Should the role of EVAR be re-evaluated in light of the 10 year results of EVAR-1?

Nordon I. M., Hinchliffe R. J., Holt P. J., Thompson M. M., Loftus I. M.

St George’s Vascular Institute, St James’ Wing, St George’s Hospital, London, UK


EVAR-1 published its 10 year results in 2010. The principal finding of the study was that the endovascular group (EVR) had a significant reduction in early aneurysm related mortality compared to open surgery (OR), but the benefit was lost by the end of the study (adjusted hazard ratio [HR], 0.92; 95% confidence interval [CI] 0.57-1.49; P=0.73). By the end of follow-up, there was no significant difference between the OR and EVR group in terms of death from any cause (HR 1.03; 95% CI 0.86-1.23; P=0.72). Despite these findings the uptake of EVR continues to increase. EVR is driving improved surgical outcomes in elective abdominal aortic aneurysm (AAA) surgery, and may yet establish itself as an essential tool in the emergency setting. Elective AAA mortality may be reducing in the U.K. as a consequence of broader application of EVR. This article presents and examines the EVAR-1 data and reports the additional wealth of evidence supporting EVR from prospective registries. It proposes that EVR should be re-evaluated, but not as a consequence of the long-term EVAR-1 results.
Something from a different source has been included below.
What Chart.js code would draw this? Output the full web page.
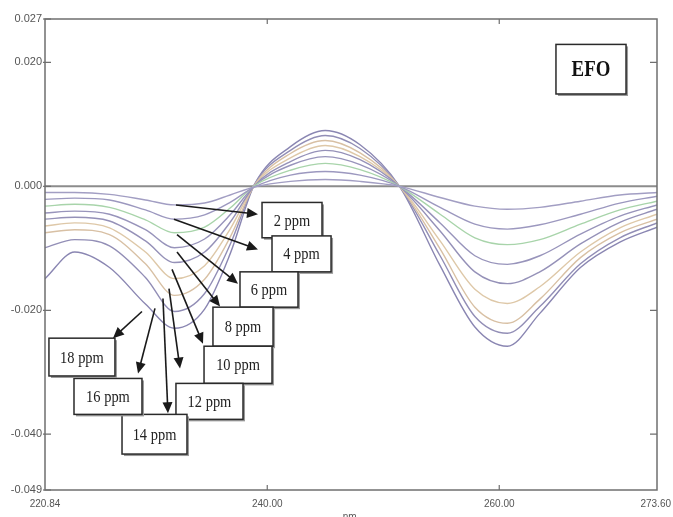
<!DOCTYPE html>
<html>
<head>
<meta charset="utf-8">
<script src="https://cdn.jsdelivr.net/npm/chart.js@4.4.0/dist/chart.umd.min.js"></script>
<style>
  body { margin: 0; background: #fff; }
</style>
</head>
<body>
<canvas id="chart" width="673" height="517"></canvas>
<script>
// wavelength (nm) and derivative absorbance
const wavelengths = [220.84, 223.4, 226.4, 229.5, 232.0, 234.6, 236.8, 238.9, 242.0, 245.0, 248.0, 251.4, 254.9, 257.9, 260.7, 263.5, 267.0, 270.4, 273.6];

const ppm2  = [-0.0010, -0.0010, -0.0013, -0.0022, -0.0030, -0.0027, -0.0014, -0.0001, 0.0008, 0.0011, 0.0008, 0.0000, -0.0018, -0.0032, -0.0037, -0.0034, -0.0024, -0.0014, -0.0010];
const ppm4  = [-0.0021, -0.0019, -0.0022, -0.0038, -0.0053, -0.0046, -0.0026, -0.0001, 0.0018, 0.0024, 0.0018, 0.0000, -0.0034, -0.0061, -0.0069, -0.0062, -0.0045, -0.0027, -0.0016];
const ppm6  = [-0.0032, -0.0029, -0.0034, -0.0054, -0.0075, -0.0066, -0.0035, 0.0001, 0.0026, 0.0037, 0.0027, 0.0000, -0.0045, -0.0083, -0.0094, -0.0086, -0.0061, -0.0038, -0.0024];
const ppm8  = [-0.0043, -0.0040, -0.0045, -0.0070, -0.0099, -0.0085, -0.0046, 0.0001, 0.0034, 0.0048, 0.0035, 0.0000, -0.0059, -0.0112, -0.0126, -0.0112, -0.0077, -0.0048, -0.0030];
const ppm10 = [-0.0053, -0.0050, -0.0056, -0.0088, -0.0123, -0.0106, -0.0058, 0.0001, 0.0040, 0.0058, 0.0043, 0.0000, -0.0072, -0.0138, -0.0157, -0.0138, -0.0093, -0.0058, -0.0037];
const ppm12 = [-0.0064, -0.0059, -0.0067, -0.0106, -0.0149, -0.0128, -0.0069, 0.0002, 0.0046, 0.0066, 0.0048, 0.0000, -0.0088, -0.0166, -0.0189, -0.0162, -0.0106, -0.0067, -0.0045];
const ppm14 = [-0.0075, -0.0070, -0.0078, -0.0125, -0.0176, -0.0150, -0.0082, 0.0002, 0.0053, 0.0074, 0.0054, 0.0000, -0.0101, -0.0195, -0.0221, -0.0182, -0.0115, -0.0075, -0.0053];
const ppm16 = [-0.0099, -0.0086, -0.0096, -0.0147, -0.0202, -0.0173, -0.0094, 0.0003, 0.0058, 0.0082, 0.0061, 0.0000, -0.0112, -0.0210, -0.0237, -0.0194, -0.0125, -0.0083, -0.0059];
const ppm18 = [-0.0149, -0.0106, -0.0131, -0.0190, -0.0229, -0.0198, -0.0109, 0.0003, 0.0064, 0.0090, 0.0067, 0.0000, -0.0128, -0.0227, -0.0258, -0.0205, -0.0131, -0.0090, -0.0066];

const seriesNames = ['2 ppm', '4 ppm', '6 ppm', '8 ppm', '10 ppm', '12 ppm', '14 ppm', '16 ppm', '18 ppm'];
const seriesData = [ppm2, ppm4, ppm6, ppm8, ppm10, ppm12, ppm14, ppm16, ppm18];
const seriesColors = ['#a29ec3', '#9c98bf', '#a8d4aa', '#9894bb', '#9591b8', '#dec8a8', '#d8c0a4', '#928eb6', '#8a86b2'];

const xTicks = [220.84, 240.00, 260.00, 273.60];
const yTicks = [-0.049, -0.040, -0.020, 0.000, 0.020, 0.027];

// label boxes and arrows, in axis units (nm, absorbance)
const boxX1 = [239.55, 240.41, 237.65, 235.32, 234.55, 232.13, 227.48, 223.34, 221.18];
const boxX2 = [244.72, 245.50, 242.65, 240.50, 240.41, 237.91, 233.08, 229.20, 226.87];
const boxTop = [-0.0026, -0.0080, -0.0138, -0.0195, -0.0258, -0.0318, -0.0368, -0.0310, -0.0245];
const boxBottom = [-0.0083, -0.0138, -0.0195, -0.0258, -0.0318, -0.0376, -0.0432, -0.0368, -0.0306];
const arrowFromX = [232.13, 231.96, 232.22, 232.22, 231.79, 231.53, 231.01, 230.32, 229.20];
const arrowFromY = [-0.0030, -0.0053, -0.0078, -0.0106, -0.0134, -0.0165, -0.0181, -0.0197, -0.0202];
const arrowToX = [239.20, 239.20, 237.48, 235.93, 234.46, 232.48, 231.44, 228.86, 226.70];
const arrowToY = [-0.0045, -0.0102, -0.0157, -0.0194, -0.0254, -0.0294, -0.0366, -0.0302, -0.0245];
const titleBox = { text: 'EFO', x1: 264.89, x2: 270.93, top: 0.0229, bottom: 0.0149 };

function drawBox(ctx, l, t, r, b) {
  ctx.fillStyle = '#9a9a9a';
  ctx.fillRect(l + 2, t + 2, r - l, b - t);
  ctx.fillStyle = '#fff';
  ctx.fillRect(l, t, r - l, b - t);
  ctx.strokeStyle = '#2a2a2a';
  ctx.lineWidth = 1.5;
  ctx.strokeRect(l, t, r - l, b - t);
}

// narrow serif text, like the squeezed labels in the original
function squeezedText(ctx, text, cx, cy, font, sx) {
  ctx.save();
  ctx.font = font;
  ctx.translate(cx, cy);
  ctx.scale(sx, 1);
  ctx.fillText(text, 0, 0);
  ctx.restore();
}

function drawArrow(ctx, x1, y1, x2, y2) {
  const ang = Math.atan2(y2 - y1, x2 - x1);
  const L = 11, W = 5;
  const c = Math.cos(ang), s = Math.sin(ang);
  ctx.strokeStyle = '#1a1a1a';
  ctx.fillStyle = '#1a1a1a';
  ctx.lineWidth = 1.6;
  ctx.beginPath();
  ctx.moveTo(x1, y1);
  ctx.lineTo(x2 - L * 0.8 * c, y2 - L * 0.8 * s);
  ctx.stroke();
  ctx.beginPath();
  ctx.moveTo(x2, y2);
  ctx.lineTo(x2 - L * c + W * s, y2 - L * s - W * c);
  ctx.lineTo(x2 - L * c - W * s, y2 - L * s + W * c);
  ctx.closePath();
  ctx.fill();
}

const framePlugin = {
  id: 'frame',
  beforeDatasetsDraw(chart) {
    const { ctx, chartArea: a, scales: { y } } = chart;
    ctx.save();
    const y0 = y.getPixelForValue(0);
    ctx.strokeStyle = '#8c8c8c';
    ctx.lineWidth = 2;
    ctx.beginPath();
    ctx.moveTo(a.left, y0);
    ctx.lineTo(a.right, y0);
    ctx.stroke();
    ctx.restore();
  },
  afterDatasetsDraw(chart) {
    const { ctx, chartArea: a, scales: { x, y } } = chart;
    ctx.save();
    // frame
    ctx.strokeStyle = '#6f6f6f';
    ctx.lineWidth = 1.5;
    ctx.strokeRect(a.left, a.top, a.right - a.left, a.bottom - a.top);
    // ticks
    ctx.lineWidth = 1.2;
    [240, 260].forEach(v => {
      const px = x.getPixelForValue(v);
      ctx.beginPath();
      ctx.moveTo(px, a.top); ctx.lineTo(px, a.top + 5);
      ctx.moveTo(px, a.bottom); ctx.lineTo(px, a.bottom - 5);
      ctx.stroke();
    });
    yTicks.forEach(v => {
      const py = y.getPixelForValue(v);
      ctx.beginPath();
      ctx.moveTo(a.left - 2, py); ctx.lineTo(a.left + 6, py);
      if (v !== yTicks[0] && v !== yTicks[yTicks.length - 1] && v !== 0) {
        ctx.moveTo(a.right, py); ctx.lineTo(a.right - 7, py);
      }
      ctx.stroke();
    });

    // x tick labels, the last one kept inside the canvas
    ctx.fillStyle = '#555';
    ctx.font = '10px "Liberation Sans", sans-serif';
    ctx.textAlign = 'center';
    ctx.textBaseline = 'middle';
    xTicks.forEach(v => {
      const label = v.toFixed(2);
      const w = ctx.measureText(label).width;
      const cx = Math.min(x.getPixelForValue(v), chart.width - 2 - w / 2);
      ctx.fillText(label, cx, a.bottom + 14);
    });

    // label boxes
    for (let i = 0; i < seriesNames.length; i++) {
      const l = x.getPixelForValue(boxX1[i]), r = x.getPixelForValue(boxX2[i]);
      const t = y.getPixelForValue(boxTop[i]), b = y.getPixelForValue(boxBottom[i]);
      drawBox(ctx, l, t, r, b);
      ctx.fillStyle = '#222';
      squeezedText(ctx, seriesNames[i], (l + r) / 2, (t + b) / 2 + 1, '17px "Liberation Serif", serif', 0.85);
    }
    for (let i = 0; i < seriesNames.length; i++) {
      drawArrow(ctx,
        x.getPixelForValue(arrowFromX[i]), y.getPixelForValue(arrowFromY[i]),
        x.getPixelForValue(arrowToX[i]), y.getPixelForValue(arrowToY[i]));
    }

    // EFO box
    const l = x.getPixelForValue(titleBox.x1), r = x.getPixelForValue(titleBox.x2);
    const t = y.getPixelForValue(titleBox.top), b = y.getPixelForValue(titleBox.bottom);
    drawBox(ctx, l, t, r, b);
    ctx.fillStyle = '#111';
    squeezedText(ctx, titleBox.text, (l + r) / 2, (t + b) / 2 + 1, 'bold 23px "Liberation Serif", serif', 0.82);

    // axis unit, cut off at the bottom edge as in the original
    ctx.fillStyle = '#555';
    ctx.font = '10px "Liberation Sans", sans-serif';
    ctx.textBaseline = 'alphabetic';
    ctx.fillText('nm.', 351, 520);
    ctx.restore();
  }
};

const ctx = document.getElementById('chart').getContext('2d');

new Chart(ctx, {
  type: 'line',
  data: {
    datasets: seriesData.map((vals, i) => ({
      label: seriesNames[i],
      data: vals.map((v, j) => ({ x: wavelengths[j], y: v })),
      borderColor: seriesColors[i],
      borderWidth: 1.4,
      pointRadius: 0,
      fill: false,
      cubicInterpolationMode: 'monotone'
    }))
  },
  options: {
    responsive: false,
    animation: false,
    devicePixelRatio: 1,
    layout: { padding: { top: 19, right: 16, left: 0, bottom: 0 } },
    plugins: {
      legend: { display: false },
      tooltip: { enabled: false }
    },
    scales: {
      x: {
        type: 'linear',
        min: 220.84,
        max: 273.6,
        grid: { display: false },
        border: { display: false },
        afterBuildTicks: scale => { scale.ticks = xTicks.map(v => ({ value: v })); },
        afterFit: scale => {
          scale.height = 27;
          scale.paddingLeft = 0;
          scale.paddingRight = 0;
        },
        ticks: { display: false }
      },
      y: {
        min: -0.049,
        max: 0.027,
        grid: { display: false, drawTicks: false },
        border: { display: false },
        afterBuildTicks: scale => { scale.ticks = yTicks.map(v => ({ value: v })); },
        afterFit: scale => { scale.width = 45; },
        ticks: {
          padding: 3,
          autoSkip: false,
          color: '#555',
          font: { family: 'Liberation Sans', size: 11 },
          callback: v => v.toFixed(3)
        }
      }
    }
  },
  plugins: [framePlugin]
});
</script>
</body>
</html>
Clinicians’ expertise, understanding and the technology of EVR have progressed significantly since the establishment of the EVAR-1 trial, such that the results, though valuable, may not translate to modern practice. It is essential to maintain excellence in vascular surgery and the evidence-base now demonstrates that best practice in AAA management is in specialist vascular centres, performing high volume surgery offering EVR to all patients who are morphologically suitable.